Brain Block in Writing

I’m sure I’m not alone in my struggle, but it always feels strange knowing that I need help. It’s made worse when I’m not sure what I’m struggling with either. I have my genre chosen. I have found different examples of said genre (that being memoirs). I have examined them and figured out what makes them a genre on their own. I have done all that seems necessary to understand what makes them tick, what makes them memoirs, and yet I’m still stuck, not sure what I’m even meant to write about, beyond the overarching questions given to guide this project, of course. Who am I meant to ask? Since I have chosen a genre that seems so focused on the personal, it doesn’t seem easy to ask someone else for guidance. It isn’t my memoir if someone else’s opinions have changed my own, is it?

I should mention stopping points, or focus more on what I am struggling with. Over everything else, I’m struggling with how I’m meant to show rather than tell, as that is one of the key parts of a memoir. It is easy to write down your opinion, much like I’m doing at this point, but its another thing entirely to expand beyond that. To bring the reader into the situation I’m writing about. More than that, I have to work on focusing on an expansive period of time in my memoir, without any of it seeming rushed or overlooked. Because my memoir will focus on all of my experiences during school, I am struggling to focus on each point. That and I have to try and remember the events in great enough detail to convey them to my readers; they need to be brought into that present moment so they can better understand my perspective. I’ve also got to work on creating myself as a character. This adds to the showing rather than telling aspect that all memoirs. This piece is difficult for me as well, considering the fact that I want my memoir to jump across a large span of time. I need to focus on what I was like as a young child, possibly as young as nine years old, when I was first entering high school and experiencing honors level classes, and myself as a second year college student. I’m struggling with how I am meant to  change the voice of my memoir that many times.

This struggle results in a lot of frustration on my own part. Mostly because my identity as a writer is being challenged with this project. It isn’t often I don’t feel confident in what I’m writing and this project is constantly challenging that (see the long winded paragraph above for more on this thought…). The problem with this, it that being frustrated going into writing, or anything in your life for that matter, never produces the best work I know that I can produce. Even as I’m writing this blog post, I’m frustrated at the thought of making sure I’m hitting my weekly word count as well as trying to express what happens to my other writing. Just look back at this entire post to get a good idea of what happens when you try and write while you’re frustrated… Aside from my blog post of frustration, the same thing is happening as I write for my unfamiliar genre project. I’m not sure of myself, I’m not pleased with what I’m creating because I know it’s work coming from frustration rather than inspired desire to put my thoughts onto paper, and I know that it’s simply not my best work.

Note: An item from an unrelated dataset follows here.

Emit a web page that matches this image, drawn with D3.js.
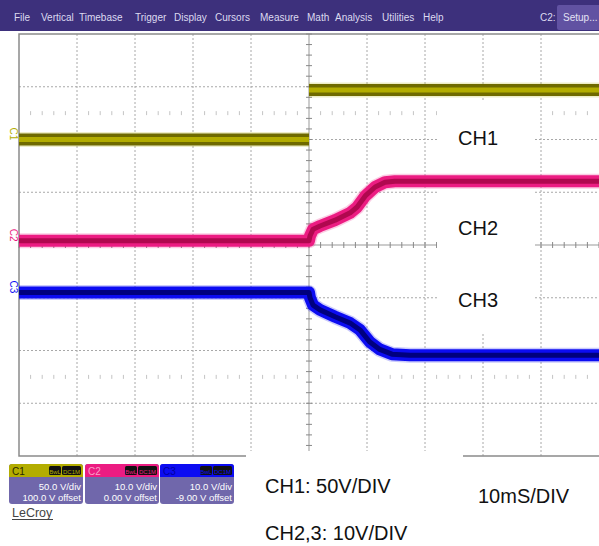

Beyond having work that simply isn’t very good, the frustration that I am experiencing makes me not want to work on my writing in general, be that blog posts, the unfamiliar genre project, or my own personal writing projects. This lack of interest in writing is disappointing to me, as I often pride myself as being someone that has always loved to write. I know the purpose of this project is for kids to wobble, but that only works so much for me. I want there to be more of a balance between being frustrated and struggling and having more guidance from an outside voice through things like a rubric or more focused guidelines. I want to become better at a new genre, while also understanding more o what is expected of me. Grades aren’t the central focus of this project, or this class really, but they always seem to offer more of a path/direction for me to follow.

Enough of the negative… I can move beyond all of this, and focus more on what I should be doing to move beyond this frustration and writers block. Instead of just complaining, I have to think of what I can do to get beyond all of this. To focus on one of my biggest issues, the shift in voices, I could write each of the moments in my memoir on a different time or on different days. This would allow me to really focus on the each period in my life. If I tried to write the voices in one day, I may run into a problem of differentiating the voices. Additionally, if I’m choosing to write each setting on a different day, I can fully immerse myself into the setting of each period in my life. This gradual build up of my memoir will allow me to see how I want the story to link together as well as how to make the story flow more smoothly. Already, I’m feeling myself move past the previous frustrations as I think about the project in a more free-flowing situation.

Overall, there’s a lot I’ve discussed in this incredibly long winded blog post, and I apologize to my poor writing group members (forgive me s^3) that have to read this, but I do feel like this has helped me get through some of the biggest issues I’ve been having. Sometimes ranting is the only way to get through life.


2 thoughts on “Brain Block in Writing

  1. I totally accept your apology, don’t apologize though. I think it’s awesome that you are struggling (not in a mean way haha). That means that you are doing the project. Just continue to stick with your plan and I know you will be successful. Memoirs are hard because they make you realize a bunch of things you never knew before. This journey of self-discovery is going to pay off in the long run though. Good luck!

    Liked by 1 person

  2. I feel you, sister. I’m trying (mostly unsuccessfully) to re-write a chapter that’s overdue to an editor. I know I can do it because I’ve done it before, but shoring up the motivation…so. Hard.

    There’s a reason Robert Frost (a writer!) said that “the best way out is always through.”